Pero no debe olvidarse que no todos los bienes pueden negociarse masivamente y de manera despersonalizada, en base a simples variables de peso y cantidad, según sucede en los mercados propiamente dichos; y lo que todavía es mucho más importante y en seguida precisaremos, que no siempre el poder de negociación de los contratantes es equivalente ni en todos los mercados se dan con plenitud los presupuestos concurrenciales que definen ese tipo de construcción conceptual, elevada por los economistas al modelo de una competencia pura o, si se prefiere, libre y perfecta. Incluso en las salas de subasta, cuya dimensión concurrencial no parece discutible, el mecanismo de autorregulación es imperfecto, ya que el precio varía en función de un solo lado de la relación de compraventa.
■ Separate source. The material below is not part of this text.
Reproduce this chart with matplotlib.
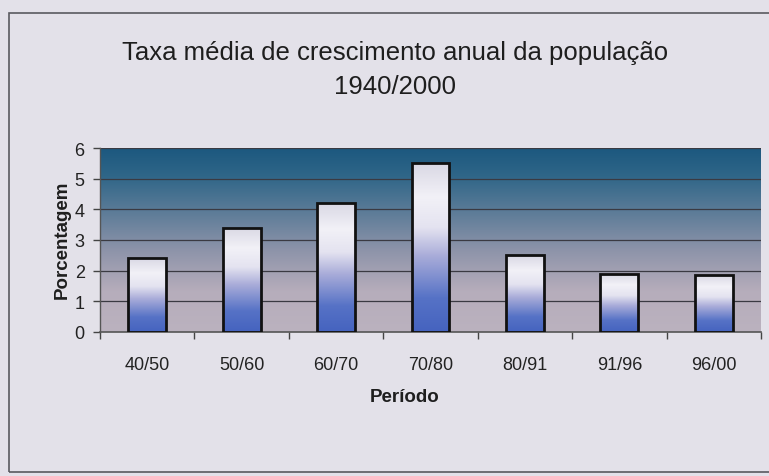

De manera que si no hay compradores interesados en pujar al precio de salida, podrá irse rebajando la tasa de intercambio hasta declarar desierta la subasta; pero, si esa puja se disparase, no resulta posible incrementar la oferta de objetos equivalentes que modere la tendencia a un alza desproporcionada del precio. Esto no sucede en cambio en los mercados propiamente dichos, precisamente porque en ellos se negocia sobre cosas genéricas y fungibles que siempre pueden ser sustituidas entre sí y suelen estar dispuestas a venderse cuando el precio mejora. Por eso, para organizar mercados sobre otros bienes que no tienen ese carácter (fletes, seguros, etc.), lo primero es conseguir «objetivarlos», es decir, uniformar contratos, unificar calidades y homogeneizar instrumentos de carácter específico, en un proceso de conversión en mercancías de cosas que natural y jurídicamente no lo son (reificación, en la terminología marxista). Y eso no siempre pueden hacerlo los simples particulares por sí solos, en especial si los procesos correspondientes comprometen el funcionamiento de normas de ius cogens o imperativas.